Load set_rlimits, OSS, libffado(optional)
One of the keys to having a good audio experience with Linux is to make sure your hardware is supported. This is more about making good judgments rather than buying expensive interfaces.
Load Jack-OSS, non-session, non-mixer
You can also route audio without Jack. See below. It's important to remember to not load more than one jack extension. Different versions are incompatible and will explode.
A rudimentary mental map of some audio tasks. The boundaries between all these kinds of data/audio are arbitrary. All human music takes this journey, it's endpoints unchanged from the beginning of our making songs to the end.
1)HB ⇒ [X] ⇒ S
2)S ⇒ [X] ⇒ HB
where HB is the human brain, S is the sounds we hear and X is any number of steps as defined below.
which in English is:
1) something in a brain express itself as sound.
2) an audience listens, something in the brain is transmitted.
Sometimes there's a machine which either helps us do physically work or mental work in the middle.
HP = human performance HN = human notation HB = human brain S = sound I = Instrument (physical work aid [work ⇒ wave])
These days, thanks to transistor, CPU's are for all intents & purposes digital. Hence:
ADC = analog to digital converter CPU = Instrument (computational aid) MEM = Computer memory (usu. disk or RAM) DAC = digital audio converter MIC = Microphone (HA to analog signal) SPK = Speaker (analog signal to HA)
Classical Composition
HB ⇒ HN
Performing sheet music.
HN ⇒ HB ⇒ HP ⇒ I ⇒ S
Improvisation.
HB ⇒ HP ⇒ I ⇒ S
HP ⇒ I ⇒ S ⇒ MIC ⇒ ADC ⇒ CPU ⇒ MEM
MEM ⇒ CPU ⇒ MEM
sox can perform batch conversions with the greatest efficiency.
HN ⇒ [X] ⇒ CPU ⇒ [X] ⇒ HN
HN = musical notation
HN = [X] = MEM
HN = sequencing pattern.
HP ⇒ [X] ⇒ MEM ⇒ [X] ⇒ S
HP ⇒ I ⇒ CPU ⇒ MEM ⇒ [X] ⇒ S
In which human parsable audio/data goes into the black box, becomes computer parsable data but remerges as human parsable audio out. As near to real time as humanly possible, oh I mean robotically possible.
S ⇒ [X] ⇒ CPU ⇒ [X] ⇒ S
audio to audio
audio to audio
data(code) to audio
OSS comes with a builtin mixer with a console interface. Currently no other console mixers fully support the OSSv4 api (they may, however, work with older drivers/soundcards that support the v3 api). ossmix will bring up a list of channels and their current settings. Documentation is here: http://manuals.opensound.com/usersguide/ossmix.html
sox -d -d <effect> <parameter>
will pipe sound from the default input device to the default output device whilst applying the effect. For further control, you can substitute the names of the devices.
midi player/synth
inputs ascii outputs .wav. takes tested with OSS only http://www.jdkoftinoff.com/main/Free_Projects/Drum_Synth_For_Linux/ This version was compiled with OSS as the sound driver.

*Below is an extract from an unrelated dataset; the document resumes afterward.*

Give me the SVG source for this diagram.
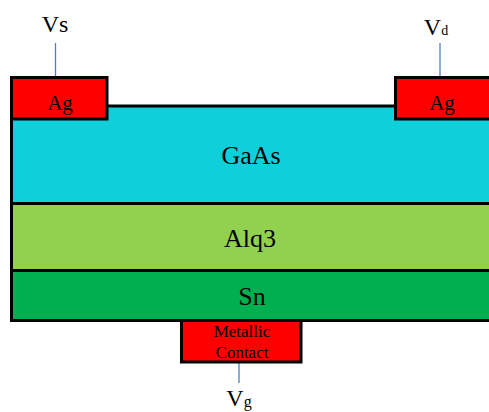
<svg xmlns="http://www.w3.org/2000/svg" width="489" height="412" viewBox="0 0 489 412">
<style>
.box{stroke:#000;stroke-width:3}
.lbl{font-family:"Liberation Serif","Times New Roman",serif;fill:#000;text-anchor:middle}
.lead{stroke:#4F81BD;stroke-width:1.3;fill:none}
</style>
<rect width="489" height="412" fill="#fff"/>
<g id="connectors">
<line class="lead" x1="55.5" y1="43" x2="55.5" y2="78"/>
<line class="lead" x1="440" y1="43" x2="440" y2="78"/>
<line class="lead" x1="239" y1="362" x2="239" y2="383"/>
</g>
<g id="GaAs">
<rect class="box" x="11.5" y="106" width="490" height="97.5" fill="#0FCFDA"/>
<text class="lbl" x="251" y="164" font-size="26">GaAs</text>
</g>
<g id="Alq3">
<rect class="box" x="11.5" y="203.5" width="490" height="67" fill="#92D050"/>
<text class="lbl" x="250" y="247" font-size="26">Alq3</text>
</g>
<g id="contact">
<rect class="box" x="181.5" y="320.5" width="119.5" height="41.5" fill="#FF0000"/>
<text class="lbl" x="242" y="337" font-size="17" fill="#200000">Metallic</text>
<text class="lbl" x="242" y="358" font-size="17" fill="#200000">Contact</text>
</g>
<g id="Sn">
<rect class="box" x="11.5" y="270.5" width="490" height="50" fill="#00B050"/>
<text class="lbl" x="252" y="305" font-size="26">Sn</text>
</g>
<g id="AgLeft">
<rect class="box" x="11.5" y="77.5" width="95.5" height="41.5" fill="#FF0000"/>
<text class="lbl" x="60" y="110" font-size="21">Ag</text>
</g>
<g id="AgRight">
<rect class="box" x="395.5" y="77.5" width="100" height="41.5" fill="#FF0000"/>
<text class="lbl" x="442" y="110" font-size="21">Ag</text>
</g>
<g id="Vs">
<text class="lbl" x="55" y="32" font-size="24">Vs</text>
</g>
<g id="Vd">
<text class="lbl" x="436" y="35" font-size="24">V<tspan font-size="14">d</tspan></text>
</g>
<g id="Vg">
<text class="lbl" x="239" y="406" font-size="24">V<tspan font-size="16" dy="1">g</tspan></text>
</g>
</svg>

Chuck is a strongly-timed on-the-fly audio programming language. To load and play saved chuck programs,
chuck foo.ck where foo is the name of your program.
Livecoding: Start the virtual machine.
chuck --loop
In a text editor of your choice begin coding your chuck program. Save your program.
chuck + foo.ck
in a separate terminal window will add your program to the running virtual machine.